Indoor air quality (IAQ) concerns revolving around COVID-19 have been heightened with a report out of China which may have identified a link between HVAC systems and the spread of coronavirus. That study appears to be refuted, however by a more thorough analysis of the original study.
Unfortunately, there are not many laboratory studies on the impact of HVAC systems and spread of the virus because the government has not permitted outside testing of the virus.
Therefore, companies and organizations are making estimates with what they know from other viruses.
So, of course, the answer is, “maybe.”
What should I do?
Quality indoor air has been shown to improve productivity and reduce employee absenteeism. Therefore, regardless of COVID-19, it would be prudent to improve the air quality in your facility.
First, ensure that your systems have been properly serviced for the type of equipment you have. Though this seems obvious, HVAC systems are notoriously given short shrift when it comes to proactive maintenance.
I already do that.
Next, look at increasing natural ventilation. This can be a combination of opening windows, increasing mechanical ventilation rates, and enabling economizers more often.
Periodic flushing can be considered for the two hours prior to occupancy and the two hours after occupancy.
What about filters?
Better filtration can involve upgrading filters to a higher MERV rating. You cannot just install a higher MERV filter and walk away. An analysis needs to be made of the system to see if the increased pressure drop will have a negative impact. Impacts may include more frequent need to replace filters, leakage around the filter, and diminished amount of air supplied into the environment.
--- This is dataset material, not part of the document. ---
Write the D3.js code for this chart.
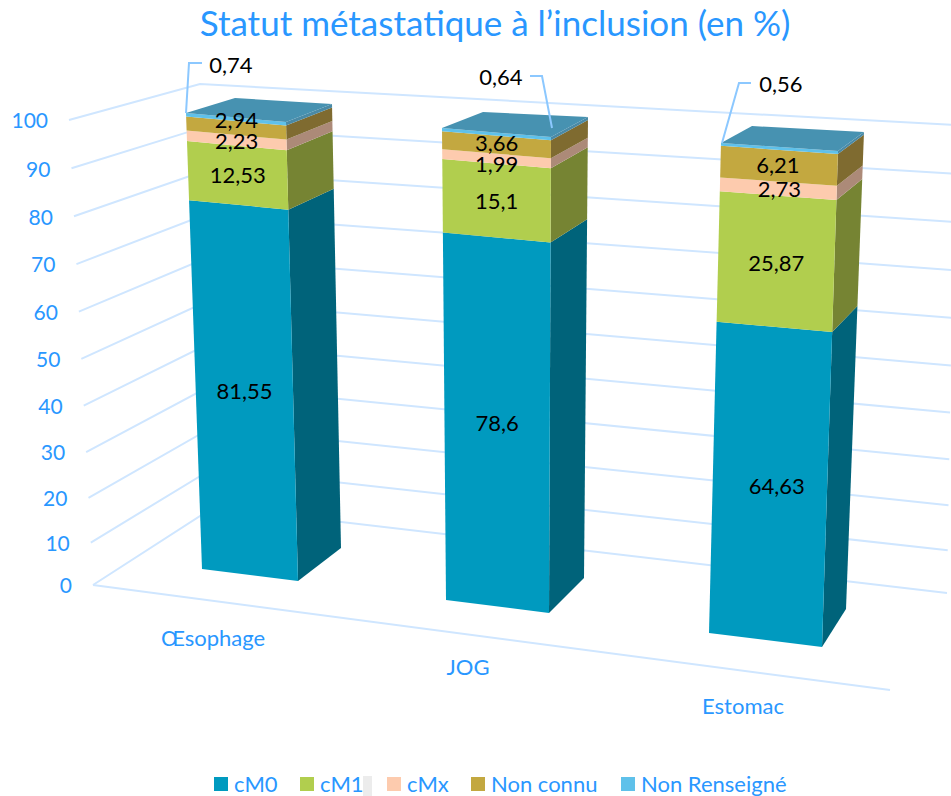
<!DOCTYPE html>
<html lang="fr">
<head>
<meta charset="utf-8">
<script src="https://cdn.jsdelivr.net/npm/d3@7"></script>
<style>
    body { margin: 0; background: #fff; }
    text { font-family: Lato, "Open Sans", sans-serif; }
    .blue { fill: #2997ff; }
    .grid { stroke: #cfe6ff; stroke-width: 2; fill: none; }
    .leader { stroke: #8cc8ff; stroke-width: 2; fill: none; }
</style>
</head>
<body>
<div id="chart"></div>
<script>
var categories = ["Œsophage", "JOG", "Estomac"];
var seriesNames = ["cM0", "cM1", "cMx", "Non connu", "Non Renseigné"];
var cM0 = [81.55, 78.6, 64.63];
var cM1 = [12.53, 15.1, 25.87];
var cMx = [2.23, 1.99, 2.73];
var nonConnu = [2.94, 3.66, 6.21];
var nonRenseigne = [0.74, 0.64, 0.56];
var yTicks = [0, 10, 20, 30, 40, 50, 60, 70, 80, 90, 100];

var frontColors = ["#009abf", "#b1ce4e", "#fdcbae", "#c3a840", "#5fc1ea"];
var sideColors = ["#00637a", "#768433", "#ac8a78", "#7f6b30", "#4a8aa6"];
var topColor = "#4792b1";

var width = 951;
var height = 796;

var svg = d3.select("#chart")
    .append("svg")
    .attr("width", width)
    .attr("height", height)
    .style("display", "block");

var table = categories.map(function(c, i) {
    return {
        category: c,
        "cM0": cM0[i],
        "cM1": cM1[i],
        "cMx": cMx[i],
        "Non connu": nonConnu[i],
        "Non Renseigné": nonRenseigne[i]
    };
});
var stacked = d3.stack().keys(seriesNames)(table);

// the view is in perspective, the upper values are a bit more spread out
var depthScale = d3.scalePow().exponent(1.04).domain([0, 100]).range([0, 1]);

// vertical edge of the 3D box: value -> [x, y]
function edge(bottom, top) {
    var sx = d3.scaleLinear().domain([0, 1]).range([bottom[0], top[0]]);
    var sy = d3.scaleLinear().domain([0, 1]).range([bottom[1], top[1]]);
    return function(v) { return [sx(depthScale(v)), sy(depthScale(v))]; };
}

// walls and floor
var wallFront = edge([93, 585], [69, 120]);
var wallBack = edge([214, 507], [200, 84]);
var wallRight = edge([947, 593], [955, 125]);

var line = d3.line();

var grid = svg.append("g");
yTicks.forEach(function(t) {
    grid.append("path")
        .attr("class", "grid")
        .attr("d", line([wallFront(t), wallBack(t), wallRight(t)]));
});
grid.append("path")
    .attr("class", "grid")
    .attr("d", line([[93, 585], [890, 690]]));

svg.selectAll(".ytick")
    .data(yTicks)
    .enter()
    .append("text")
        .attr("class", "ytick blue")
        .attr("x", function(d) { return wallFront(d)[0] - 21; })
        .attr("y", function(d) { return wallFront(d)[1] + 3; })
        .attr("text-anchor", "end")
        .attr("dominant-baseline", "middle")
        .attr("font-size", 21)
        .text(function(d) { return d; });

// bar boxes, front left / front right / back right edges + back left top
var frames = [
    { fl: edge([202, 569], [186, 113]), fr: edge([298, 581], [286, 122]), br: edge([341, 548], [332, 104]), backTop: [235, 98] },
    { fl: edge([446, 600], [442, 128]), fr: edge([549, 613], [551, 137]), br: edge([584, 578], [588, 117]), backTop: [483, 112] },
    { fl: edge([709, 633], [721, 143]), fr: edge([822, 647], [838, 151]), br: edge([846, 609], [864, 132]), backTop: [752, 126] }
];

var bars = svg.append("g");
frames.forEach(function(f, i) {
    stacked.forEach(function(s, k) {
        var v0 = s[i][0];
        var v1 = s[i][1];
        bars.append("path")
            .attr("fill", sideColors[k])
            .attr("d", line([f.fr(v0), f.br(v0), f.br(v1), f.fr(v1)]) + "Z");
        bars.append("path")
            .attr("fill", frontColors[k])
            .attr("d", line([f.fl(v0), f.fr(v0), f.fr(v1), f.fl(v1)]) + "Z");
    });
    var total = stacked[stacked.length - 1][i][1];
    bars.append("path")
        .attr("fill", topColor)
        .attr("d", line([f.fl(total), f.fr(total), f.br(total), f.backTop]) + "Z");
});

// small shifts of the value labels, per bar and series
var labelShift = [
    [[0, -2], [0, 2], [0, 3], [0, -6]],
    [[0, -2], [0, 3], [0, 8], [0, 1]],
    [[7, 1], [0, 4], [1, 3], [-1, 2]]
];
var labels = svg.append("g");
frames.forEach(function(f, i) {
    stacked.slice(0, 4).forEach(function(s, k) {
        var mid = (s[i][0] + s[i][1]) / 2;
        var a = f.fl(mid);
        var b = f.fr(mid);
        labels.append("text")
            .attr("x", (a[0] + b[0]) / 2 + labelShift[i][k][0])
            .attr("y", (a[1] + b[1]) / 2 + labelShift[i][k][1])
            .attr("text-anchor", "middle")
            .attr("dominant-baseline", "middle")
            .attr("font-size", 22)
            .attr("fill", "#000")
            .text(String(s[i].data[s.key]).replace(".", ","));
    });
});

// callouts for the thin top segment
var callouts = [
    { path: [[186, 113], [189, 63], [202, 63]], x: 231, y: 67 },
    { path: [[552, 128], [542, 76], [530, 76]], x: 501, y: 79 },
    { path: [[722, 143], [739, 83], [751, 83]], x: 781, y: 86 }
];
callouts.forEach(function(c, i) {
    svg.append("path").attr("class", "leader").attr("d", line(c.path));
    svg.append("text")
        .attr("x", c.x)
        .attr("y", c.y)
        .attr("text-anchor", "middle")
        .attr("dominant-baseline", "middle")
        .attr("font-size", 22)
        .attr("fill", "#000")
        .text(String(nonRenseigne[i]).replace(".", ","));
});

// category labels follow the floor line
var catPos = [[213, 640], [468, 669], [743, 708]];
svg.selectAll(".cat")
    .data(categories)
    .enter()
    .append("text")
        .attr("class", "cat blue")
        .attr("x", function(d, i) { return catPos[i][0]; })
        .attr("y", function(d, i) { return catPos[i][1]; })
        .attr("text-anchor", "middle")
        .attr("dominant-baseline", "middle")
        .attr("font-size", 22)
        .text(function(d) { return d; });

svg.append("text")
    .attr("class", "blue")
    .attr("x", 495)
    .attr("y", 27)
    .attr("text-anchor", "middle")
    .attr("dominant-baseline", "middle")
    .attr("font-size", 35)
    .text("Statut métastatique à l’inclusion (en %)");

// legend
var legendX = [214, 300, 387, 471, 621];
var legend = svg.selectAll(".legend")
    .data(seriesNames)
    .enter()
    .append("g")
        .attr("class", "legend")
        .attr("transform", function(d, i) { return `translate(${legendX[i]},777)`; });
legend.append("rect")
    .attr("width", 14)
    .attr("height", 14)
    .attr("fill", function(d, i) { return frontColors[i]; });
legend.append("text")
    .attr("class", "blue")
    .attr("x", 20)
    .attr("y", 9)
    .attr("dominant-baseline", "middle")
    .attr("font-size", 22)
    .text(function(d) { return d; });

// grey smudge beside cM1 in the source picture
svg.append("rect").attr("x", 363).attr("y", 776).attr("width", 9).attr("height", 20).attr("fill", "#ececec");
</script>
</body>
</html>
There has been much talk about UV-C lights within duct systems as a means to deactivate the virus. The details of the system are very important (e.g., design of fixtures, lamp type, lamp placement, airflow amount and mixing, etc.).
Moving forward on any of these measures will increase operating expenses. Increasing ventilation will result in more continuous running of air conditioning systems during the cooling season and thus higher electricity usage. It may also reduce motor life.
Employee productivity may be negatively impacted as a result in increased humidity. Not to mention mold development if humidity levels are allowed to rise beyond 60% RH.
Additional investment in upgraded filters and installation of UV-C lights will be additional expenses, as will maintaining the UV-C systems.
Because of the inability for commercial testing of the virus, all recommendations are based on best guesses for the immediacy of minimizing exposure. They have not been assessed for efficacy or for cost effectiveness. These are essentially emergency measures that are thought to best facilitate return-to-occupancy.